Newspaper Ad Spending Now Half What It Was In 2005

Arrowdown-On-NewsstandThe precipitous decline in the newspaper industry continued in 2011, when total advertising revenues fell to $23.9 billion, down 7.3% from $25.8 billion in 2010, according to figures released by the Newspaper Association of America on March 14.

But this is a minor casualty compared with the long-term losses suffered by the medium since Internet competition began to hurt in the middle of the last decade. Indeed, total newspaper ad revenues in 2011 were less than half their 2005 level of $49.4 billion -- reflecting a 51.6% drop in just six years.

The collapse has hit every major category of newspaper ads, beginning with the categories most vulnerable to online competition -- the classifieds -- but then quickly extending to the other traditional mainstays of the newspaper business, national and retail advertising. 

Total classified revenues have plunged from $17.3 billion in 2005 to $5 billion in 2011 -- a 71% drop. While the economic downturn affected all the major classified categories, the truth is their long slide began well before the recession hit in the last quarter of 2007, reflecting the shift of classified listings to free or low-cost Internet services.

Thus automotive classified revenues shrank from $5.2 billion in 2003 to $4 billion in 2006, before tumbling to $1.1 billion in 2011 -- down 79% in eight years. Real estate classified revenues plummeted from $5.2 billion in 2006 to $885 million in 2011, for an 83% drop. And employment classified revenues fell from $5.1 billion in 2005 to $743 million in 2011, a vertiginous 85.5% decline.

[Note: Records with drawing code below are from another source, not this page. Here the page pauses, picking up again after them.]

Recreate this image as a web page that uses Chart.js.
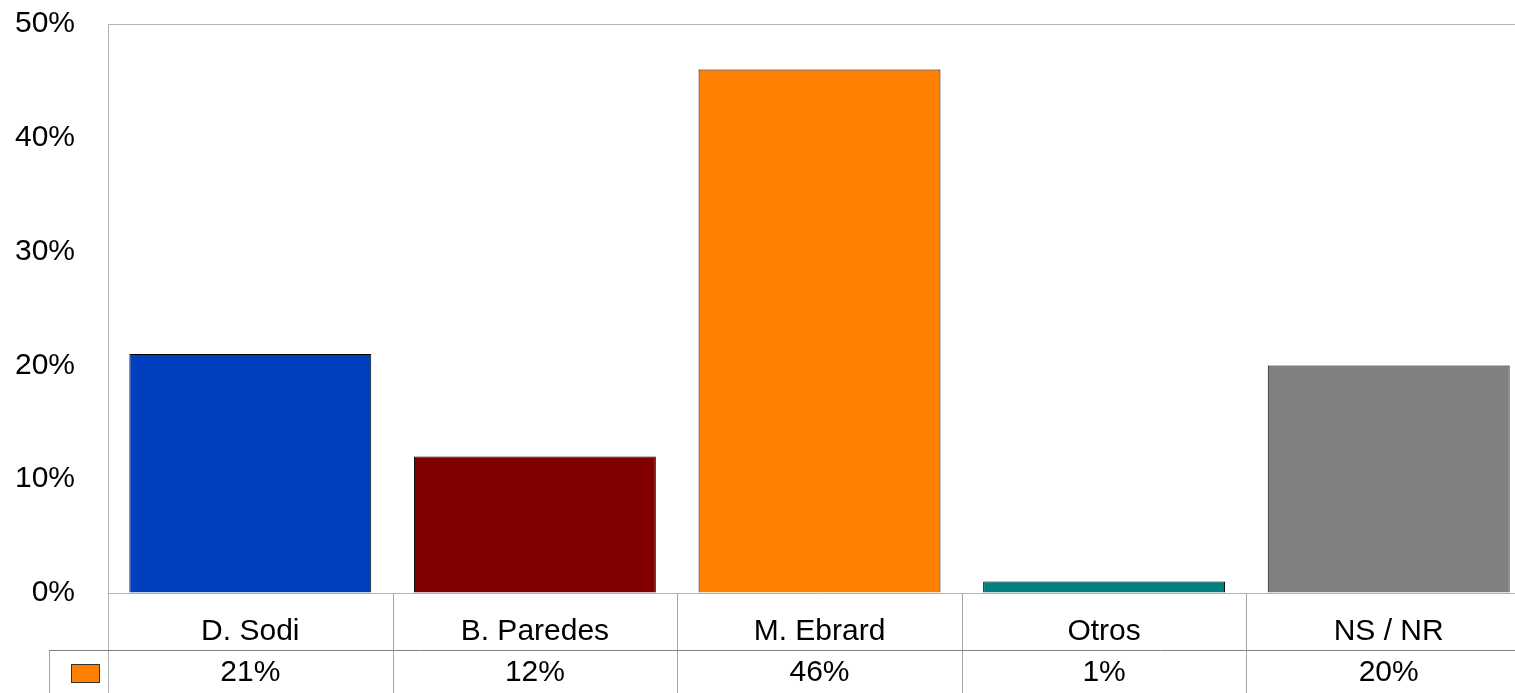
<!DOCTYPE html>
<html>
<head>
<meta charset="utf-8">
<script src="https://cdn.jsdelivr.net/npm/chart.js@4/dist/chart.umd.min.js"></script>
<style>
  html, body { margin: 0; padding: 0; background: #fff; overflow: hidden; }
  #wrap { width: 1531px; height: 693px; }
</style>
</head>
<body>
<div id="wrap"><canvas id="myBarChart"></canvas></div>
<script>
var categories = ['D. Sodi', 'B. Paredes', 'M. Ebrard', 'Otros', 'NS / NR'];
var values = [21, 12, 46, 1, 20];
var barColors = ['#0040BF', '#800000', '#FF8000', '#008080', '#808080'];
var legendColor = '#FF8000';
var yTicks = [0, 10, 20, 30, 40, 50];

var FONT = '"Liberation Sans", Arial, sans-serif';

// draws the frame and the data table under the plot
var tablePlugin = {
    id: 'dataTable',
    afterDraw: function (chart) {
        var ctx = chart.ctx;
        var area = chart.chartArea;
        var xs = chart.scales.x;
        var half = (xs.getPixelForValue(1) - xs.getPixelForValue(0)) / 2;
        var rowTop = area.bottom;
        var rowMid = 650;
        var rowEnd = chart.height;

        ctx.save();
        ctx.lineWidth = 1;

        // frame lines
        ctx.strokeStyle = '#b3b3b3';
        ctx.beginPath();
        ctx.moveTo(area.left, area.top + 0.5);
        ctx.lineTo(area.right, area.top + 0.5);
        ctx.moveTo(area.left + 0.5, area.top);
        ctx.lineTo(area.left + 0.5, rowEnd);
        ctx.moveTo(area.left, rowTop + 0.5);
        ctx.lineTo(area.right, rowTop + 0.5);
        ctx.stroke();

        // table vertical lines
        ctx.strokeStyle = '#a6a6a6';
        ctx.beginPath();
        for (var i = 0; i < categories.length; i++) {
            var bx = Math.round(xs.getPixelForValue(i) + half) + 0.5;
            ctx.moveTo(bx, rowTop);
            ctx.lineTo(bx, rowEnd);
        }
        ctx.moveTo(49.5, rowMid);
        ctx.lineTo(49.5, rowEnd);
        ctx.stroke();

        // row separator
        ctx.strokeStyle = '#808080';
        ctx.beginPath();
        ctx.moveTo(49, rowMid + 0.5);
        ctx.lineTo(area.right, rowMid + 0.5);
        ctx.stroke();

        // legend key
        ctx.fillStyle = legendColor;
        ctx.fillRect(71, 664, 29, 19);
        ctx.strokeStyle = '#333';
        ctx.strokeRect(71.5, 664.5, 28, 18);

        // texts
        ctx.fillStyle = '#000';
        ctx.font = '30px ' + FONT;
        ctx.textAlign = 'center';
        ctx.textBaseline = 'middle';
        for (var j = 0; j < categories.length; j++) {
            var cx = xs.getPixelForValue(j);
            ctx.fillText(categories[j], cx, 632);
            ctx.fillText(values[j] + '%', cx, 673);
        }
        ctx.restore();
    }
};

var ctx = document.getElementById('myBarChart').getContext('2d');
var myBarChart = new Chart(ctx, {
    type: 'bar',
    data: {
        labels: categories,
        datasets: [{
            label: 'Intención de voto',
            data: values,
            backgroundColor: barColors,
            borderColor: '#000',
            borderWidth: 1,
            categoryPercentage: 1,
            barPercentage: 0.85
        }]
    },
    options: {
        responsive: true,
        maintainAspectRatio: false,
        animation: false,
        devicePixelRatio: 1,
        layout: { padding: { top: 24, bottom: 100, left: 0, right: 0 } },
        plugins: {
            legend: { display: false },
            tooltip: { enabled: false }
        },
        scales: {
            x: {
                display: false,
                offset: true
            },
            y: {
                min: yTicks[0],
                max: yTicks[yTicks.length - 1],
                afterFit: function (axis) {
                    axis.width = 108;
                    axis.paddingTop = 0;
                    axis.paddingBottom = 0;
                },
                afterBuildTicks: function (axis) {
                    axis.ticks = yTicks.map(function (v) { return { value: v }; });
                },
                grid: { drawOnChartArea: false, drawTicks: false },
                border: { display: false },
                ticks: {
                    padding: 33,
                    color: '#000',
                    font: { family: FONT, size: 30 },
                    callback: function (v) { return v + '%'; }
                }
            }
        }
    },
    plugins: [tablePlugin]
});
</script>
</body>
</html>
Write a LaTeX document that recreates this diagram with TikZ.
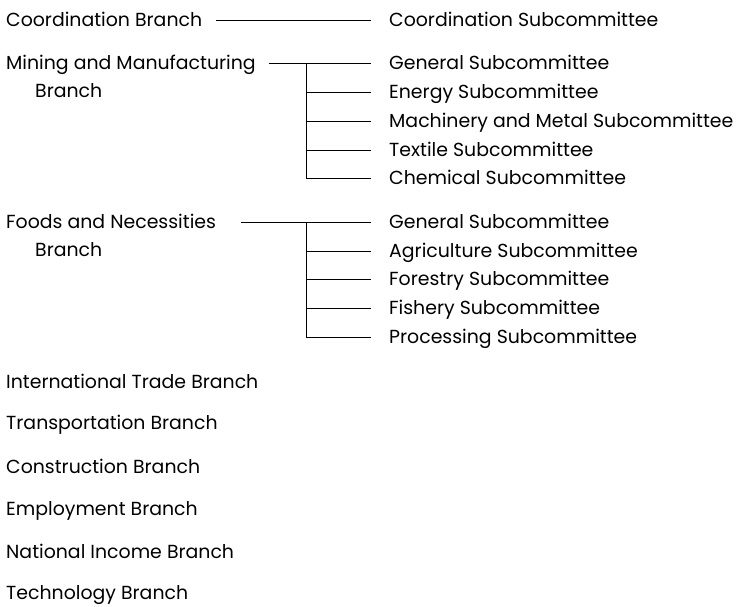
\documentclass[tikz,border=0pt]{standalone}
\usepackage{fontspec}
\setmainfont{Poppins}
\usetikzlibrary{positioning}

\tikzset{
  branch/.style={anchor=west, inner sep=0pt, text height=13pt, text depth=0pt,
    font=\fontsize{18.9}{22}\selectfont},
  sub/.style={branch, inner xsep=18pt},
  link/.style={line width=1pt},
}

\begin{document}
\begin{tikzpicture}[x=1pt, y=-1pt]
  \useasboundingbox (0,0) rectangle (736,606);

  % coordination
  \node[branch] (coord) at (6,20) {Coordination Branch};
  \node[sub] (coordS) at (371,20) {Coordination Subcommittee};
  \draw[link] ([xshift=14pt]coord.east) -- (coordS.west);

  % mining and manufacturing
  \node[branch] (mining) at (6,63) {Mining and Manufacturing};
  \node[branch] (miningB) at (35,91) {Branch};
  \foreach \name/\y/\txt in {mg/63/General, me/92/Energy, mm/121/Machinery and Metal,
      mt/150/Textile, mc/178/Chemical}
    \node[sub] (\name) at (371,\y) {\txt\ Subcommittee};
  \coordinate (mtrunk) at (306,63);
  \draw[link] ([xshift=13pt]mining.east) -- (mg.west);
  \draw[link] (mtrunk) |- (mc.west);
  \foreach \name in {me, mm, mt}
    \draw[link] (mtrunk |- \name.west) -- (\name.west);

  % foods and necessities
  \node[branch] (foods) at (6,222) {Foods and Necessities};
  \node[branch] (foodsB) at (35,250) {Branch};
  \foreach \name/\y/\txt in {fg/222/General, fa/251/Agriculture, ff/279/Forestry,
      fy/308/Fishery, fp/337/Processing}
    \node[sub] (\name) at (371,\y) {\txt\ Subcommittee};
  \coordinate (ftrunk) at (306,222);
  \draw[link] ([xshift=25pt]foods.east) -- (fg.west);
  \draw[link] (ftrunk) |- (fp.west);
  \foreach \name in {fa, ff, fy}
    \draw[link] (ftrunk |- \name.west) -- (\name.west);

  % branches without subcommittees
  \foreach \name/\y/\txt in {trade/382/International Trade, transport/423/Transportation,
      construct/467/Construction, employ/509/Employment, income/552/National Income,
      tech/593/Technology}
    \node[branch] (\name) at (6,\y) {\txt\ Branch};
\end{tikzpicture}
\end{document}
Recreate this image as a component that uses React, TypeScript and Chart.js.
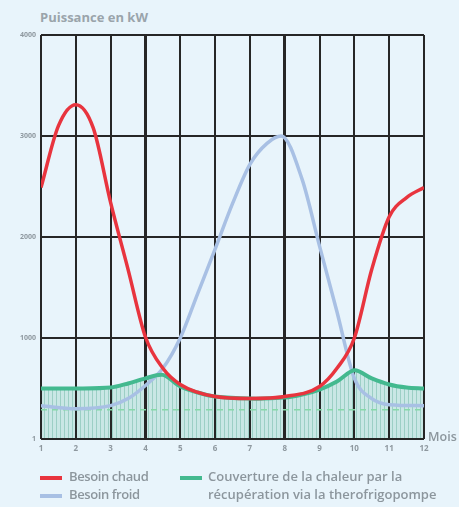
import React, { useEffect, useRef } from "react";
import { Chart, registerables } from "chart.js";

Chart.register(...registerables);

const monthTicks = [1, 2, 3, 4, 5, 6, 7, 8, 9, 10, 11, 12];
const powerTicks = [0, 1000, 2000, 3000, 4000];

const chaudX = [1, 1.5, 2, 2.5, 3, 3.5, 4, 4.5, 5, 6, 7, 8, 9, 9.5, 10, 10.5, 11, 11.5, 12];
const chaudY = [2490, 3100, 3310, 3080, 2340, 1680, 1010, 700, 540, 420, 400, 420, 520, 700, 1000, 1680, 2200, 2390, 2490];

const froidX = [1, 2, 3, 3.5, 4, 4.5, 5, 5.5, 6, 6.5, 7, 7.5, 7.9, 8.5, 9, 9.5, 10, 10.5, 11, 12];
const froidY = [330, 300, 330, 400, 530, 700, 1000, 1440, 1880, 2330, 2720, 2930, 3000, 2570, 1910, 1260, 600, 400, 340, 330];

const couvX = [1, 2, 3, 3.5, 4, 4.5, 5, 5.5, 6, 7, 8, 8.5, 9, 9.5, 10, 10.5, 11, 11.5, 12];
const couvY = [500, 500, 510, 550, 600, 635, 520, 460, 420, 400, 410, 440, 490, 570, 680, 600, 540, 510, 500];

const seuilX = [1, 12];
const seuilY = [290, 290];

const pts = (xs: number[], ys: number[]) => xs.map((x, i) => ({ x, y: ys[i] }));

export default function App() {
  const ref = useRef<HTMLCanvasElement>(null);

  useEffect(() => {
    const canvas = ref.current!;
    const pc = document.createElement("canvas");
    pc.width = 4;
    pc.height = 8;
    const pctx = pc.getContext("2d")!;
    pctx.fillStyle = "rgba(170, 218, 208, 0.5)";
    pctx.fillRect(0, 0, 4, 8);
    pctx.fillStyle = "rgba(120, 188, 172, 0.55)";
    pctx.fillRect(0, 0, 1, 8);
    const pattern = pctx.createPattern(pc, "repeat")!;

    const chart = new Chart(canvas, {
      type: "line",
      data: {
        datasets: [
          {
            label: "Besoin chaud",
            data: pts(chaudX, chaudY),
            borderColor: "#e8343e",
            borderWidth: 3.5,
            cubicInterpolationMode: "monotone",
            pointRadius: 0,
            fill: false,
            order: 1,
          },
          {
            label: "Couverture",
            data: pts(couvX, couvY),
            borderColor: "#43b98f",
            borderWidth: 4,
            tension: 0.3,
            pointRadius: 0,
            fill: "origin",
            backgroundColor: pattern as any,
            order: 2,
          },
          {
            label: "Besoin froid",
            data: pts(froidX, froidY),
            borderColor: "#a8c0e4",
            borderWidth: 3.5,
            cubicInterpolationMode: "monotone",
            pointRadius: 0,
            fill: false,
            order: 3,
          },
          {
            label: "seuil",
            data: pts(seuilX, seuilY),
            borderColor: "#86d9a8",
            borderWidth: 1.5,
            borderDash: [6, 5],
            pointRadius: 0,
            fill: false,
            order: 4,
          },
        ],
      },
      options: {
        responsive: false,
        animation: false,
        layout: { padding: { left: 0, top: 35, right: 35, bottom: 48 } },
        plugins: {
          legend: { display: false },
          tooltip: { enabled: false },
          filler: { drawTime: "beforeDraw" } as any,
        },
        scales: {
          x: {
            type: "linear",
            min: 1,
            max: 12,
            afterBuildTicks: (s: any) => {
              s.ticks = monthTicks.map((v) => ({ value: v }));
            },
            afterFit: (s: any) => {
              s.height = 20;
            },
            border: { display: false },
            grid: {
              color: "#262626",
              lineWidth: (c: any) => (c.tick && (c.tick.value === 4 || c.tick.value === 8) ? 3 : 2),
              drawTicks: false,
            },
            ticks: {
              color: "#8e989f",
              font: { family: "Open Sans", size: 8, weight: "bold" },
              padding: 5,
              maxRotation: 0,
            },
          },
          y: {
            min: 0,
            max: 4000,
            afterBuildTicks: (s: any) => {
              s.ticks = powerTicks.map((v) => ({ value: v }));
            },
            afterFit: (s: any) => {
              s.width = 41;
            },
            border: { display: false },
            grid: {
              color: "#262626",
              lineWidth: 2,
              drawTicks: false,
            },
            ticks: {
              color: "#8e989f",
              font: { family: "Open Sans", size: 7, weight: "bold" },
              padding: 5,
              callback: (v: any) => (v === 0 ? "1" : String(v)),
            },
          },
        },
      },
    });
    return () => chart.destroy();
  }, []);

  const txt: React.CSSProperties = {
    position: "absolute",
    fontFamily: "'Open Sans', sans-serif",
    fontWeight: 600,
    color: "#8c969d",
    whiteSpace: "nowrap",
  };
  const sw = (left: number, top: number, color: string): React.CSSProperties => ({
    position: "absolute",
    left,
    top,
    width: 22,
    height: 4,
    background: color,
  });

  return (
    <div
      style={{
        position: "fixed",
        left: 0,
        top: 0,
        width: 459,
        height: 507,
        background: "#e8f4fb",
        overflow: "hidden",
      }}
    >
      <div style={{ ...txt, left: 40, top: 8, fontSize: 13, fontWeight: 700, color: "#9aa4ab" }}>
        Puissance en kW
      </div>
      <canvas ref={ref} width={459} height={507} style={{ position: "absolute", left: 0, top: 0 }} />
      <div style={{ ...txt, left: 428, top: 428, fontSize: 12.5 }}>Mois</div>
      <div style={sw(40, 476, "#e8343e")} />
      <div style={{ ...txt, left: 69, top: 467, fontSize: 13, letterSpacing: -0.4 }}>Besoin chaud</div>
      <div style={sw(40, 494, "#a8c0e4")} />
      <div style={{ ...txt, left: 69, top: 485, fontSize: 13, letterSpacing: -0.4 }}>Besoin froid</div>
      <div style={sw(180, 476, "#43b98f")} />
      <div style={{ ...txt, left: 208, top: 467, fontSize: 13, lineHeight: "18px" }}>
        Couverture de la chaleur par la
        <br />
        récupération via la therofrigopompe
      </div>
    </div>
  );
}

Where classifieds led the way, the national and retail ad categories were soon to follow. From a peak of $8.1 billion in 2004, national ad revenues have decreased 53% to $3.8 billion in 2011. Retail (also known as local, long the industry’s biggest source of ad revenue) fell from $22.2 billion in 2005 to $11.9 billion in 2011, for a 46.4% drop.

The one bright spot for the newspaper industry, online advertising, has seen inconsistent growth, at best. After a promising start, when online revenues grew from $1.2 billion in 2003 to $3.2 billion in 2007, they went into reverse during the recession, declining to $2.7 billion in 2009, before returning to a positive growth trajectory in 2010-2011, reaching $3.25 billion last year.

Still, the total growth in newspapers’ online revenues from 2003-2011 -- 167% over eight years -- pales in comparison to the growth rate of online ad revenues overall: total online ad revenues have increased from $7.3 billion in 2003, according to the Interactive Advertising Bureau, to a projected $32 billion in 2011, according to eMarketer, for 338% growth over the same period.